A roupa do corpo surrealista

Automatismo e mecanismos psíquicos: essas são as palavras que encontram-se na definição de Surrealismo, feita pro André Breton no Manifesto do Surrealismo (1924). As pesquisas de Breton que foram fundamentadas nas produções de Sigmund Freud, descobrem e discutem as produções artísticas iniciadas no começo do século XX, que estavam propondo-se a transcendência da realidade através da exaltação dos conteúdos que se constituem no inconsciente. A loucura, os sonhos e as alucinações são alguns dos elementos produzidos por essa estrutura mental, que serão responsáveis por construir as imagens e objetos surrealistas que dizem sobre uma nova problematização acerca do corpo. Ao posicionar-se contra a técnicas artísticas que fundamentam-se na consciência e na razão, o Surrealismo destrói a forma humana e desumaniza a arte. Como resultado, a indumentária é atravessada por esses questionamentos, bebe do processo de desintegração humana nas Artes Plasticas e consegue apresentar uma segunda pele para esse corpo entendido como impossível. Um corpo pós-humano.
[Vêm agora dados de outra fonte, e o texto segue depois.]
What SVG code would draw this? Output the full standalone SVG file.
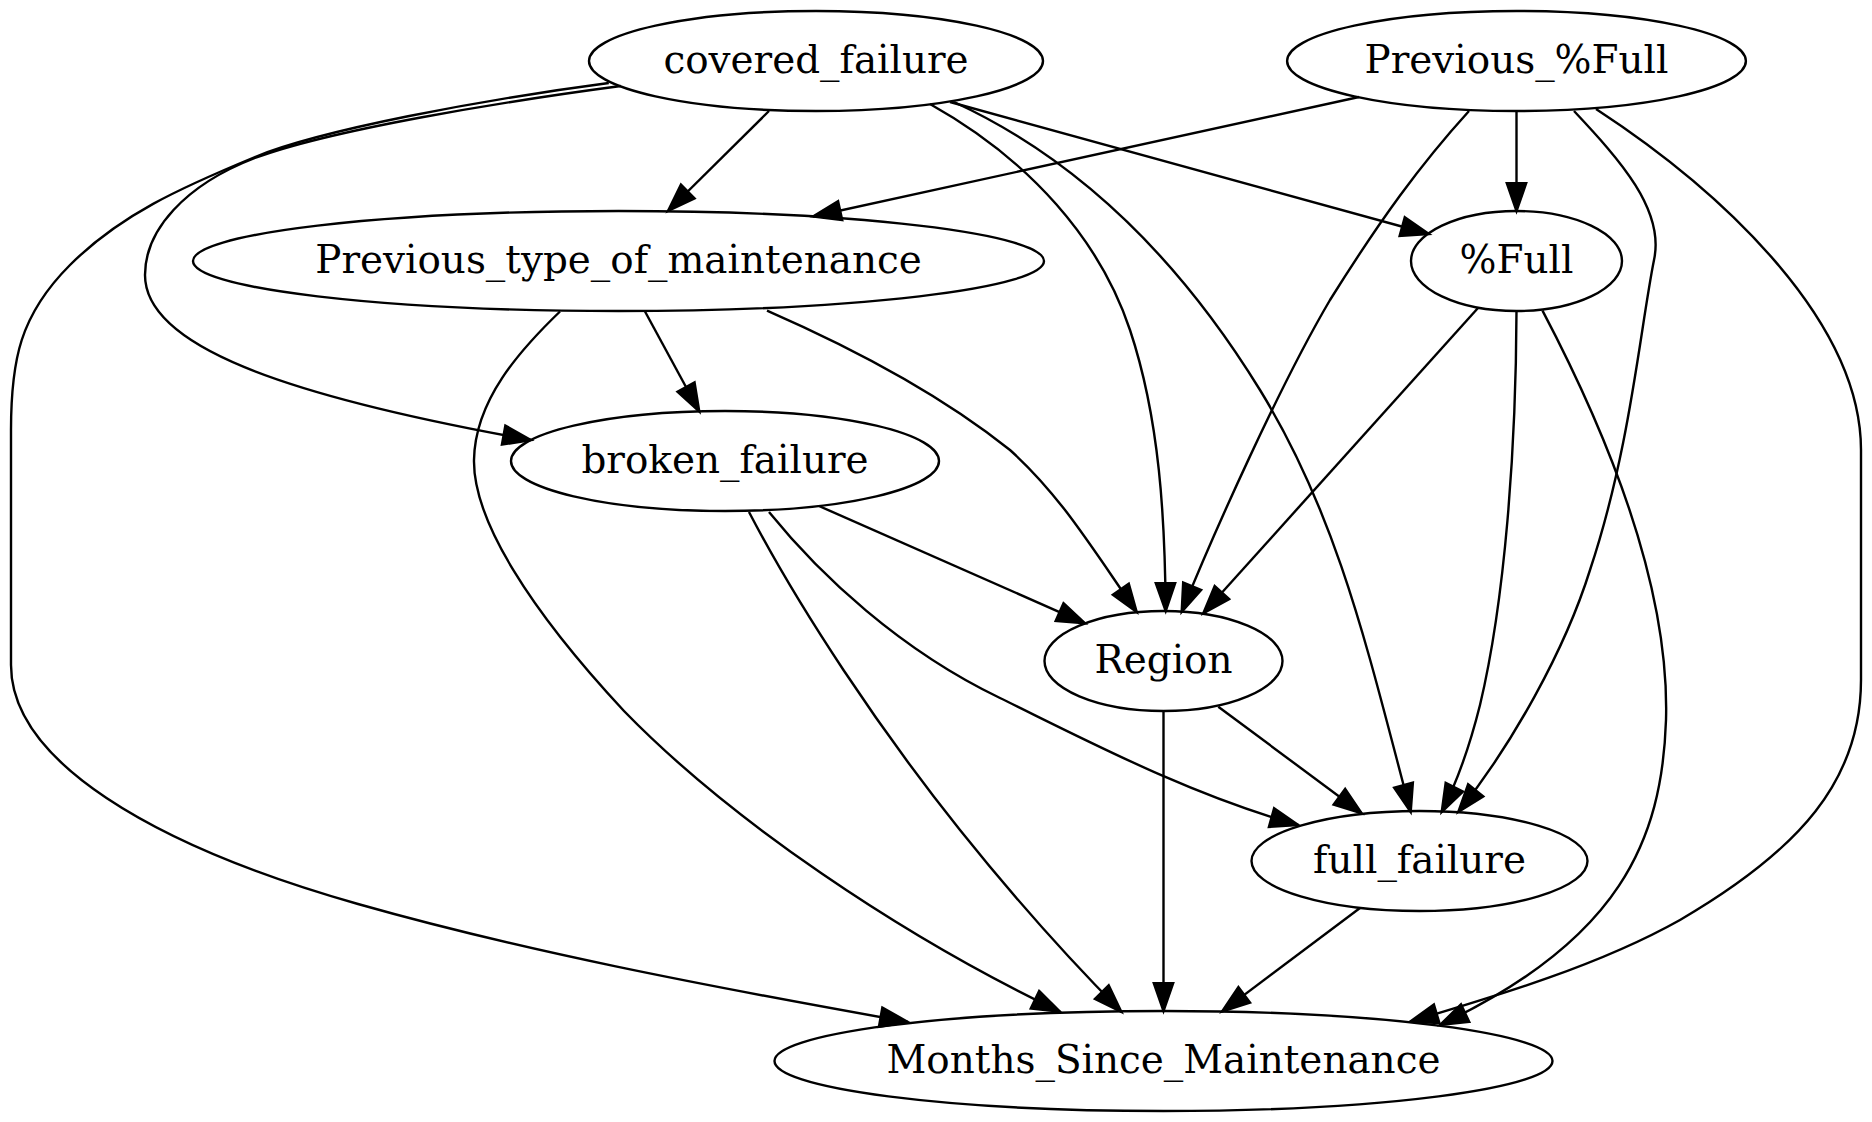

O Surrealismo posiciona-se contra os enquadramentos produzidos pela noção ocidental de razão, afim de resgatar uma liberdade artística confiscada pelo o que Michel Foucault irá conceituar mais tarde  de Biopolitica (Nascimento da Biopolítica, 1978-1979) ). Os criadores de moda que permitiram-se ser manipulados pelos movimentos de decomposição, fragmentação e dispersão surrealistas sobre a forma humana, assumiram e assumem a responsabilidade de sustentar os questionamentos sobre o corpo que é moldado pela indumentária e seus processos de subjetivação. Elsa Schiaparelli foi a primeira  estilista que lançou-se em direção aos preceitos surrealistas, criando peças que provocam um descolamento de membros (Chapéu Sapato, 1936), assemelhando-se aos trabalhos do escultor alemão Hans Bellmer ( La poupé, 1936 ), que inspirava-se justamente na ideia onírica de um corpo que se construía na contradição anatômica. Elsa  estabeleceu uma relação ainda mais explicita com a arte surreal ao desenvolver parcerias e compartilhar uma amizade com Salvador Dali. O pintor e a estilista foram responsáveis por concretizarem mais um encontro entre moda e arte ao produzirem obras que transcendiam a separação entre esses  dois sistemas; tendo o Tailleur escrivaninha (1936) , o Vestido de Lagosta (1937) , e o Vestido-Esqueleto (1938) como exemplos desses encontros. Em 1936, Schiaparelli também criou parcerias com o artista multifacetado Jean Cocteau, onde as peças foram estampadas com bordados (uma das técnicas mais usadas pela designer em seus trabalhos) que proporcionavam ilusões de ótica através de manipulação das formas humanas. 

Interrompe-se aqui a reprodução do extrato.